Trooper William Payne, driving a tank in the desert couldn't more different to his usual life back in the UK.
"The other day we were hitting speeds of 60km an hour, which for a beast weighing about 70 tonnes is impressive," he told me.
"Back home I drive a Vauxhall Corsa so going from driving a Corsa to coming out here and being able to go over things that are two metres high, to going down ditches to hitting rocks at any speed, it's quite a difference."
For others, the temperatures have been the biggest shock.
Outside temperatures soar over 40 degrees, but inside the tanks that can go over a scorching 50 degrees.
To Trooper Fraser Stewart's surprise, he's coped just fine with the heat.
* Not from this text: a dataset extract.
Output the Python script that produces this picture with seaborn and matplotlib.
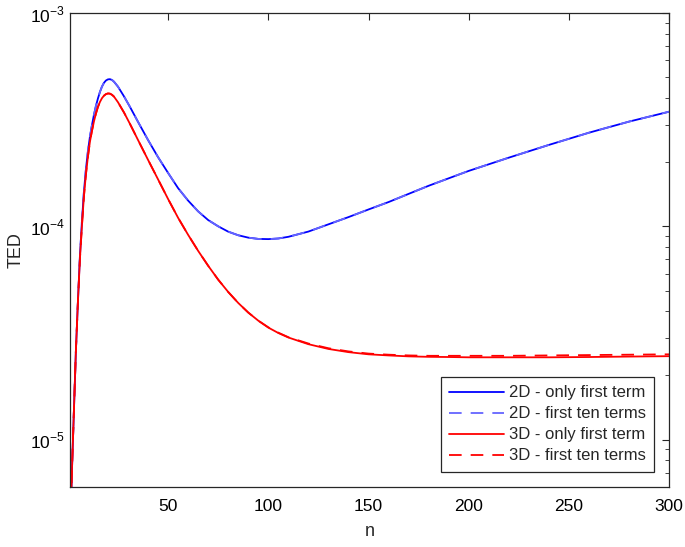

He said: "Before we got out here, I'm ginger Scottish so whenever I've been on holiday I used to hate the heat.
"So I was like it's going to be bloody roasting!
"But then I've been one of the best out of my troop to deal with the heat, which was surprising."
Training in the heat - Lance Bombardier Stephen Lawrence talks us through how personnel keep up their training in the desert.
Trooper Stewart pointed out another big difference is the hours they work: "You'll be working all the time back home but here you have to take your heat breaks from like 11 till 3 or something like that because it's too hot to do work."
Over 18 Challenger 2 battle tanks and 61 Warrior armoured vehicles are featuring in the exercise culminating in a tri-service live power demonstration marking the end of Exercise Saif Sareea 3.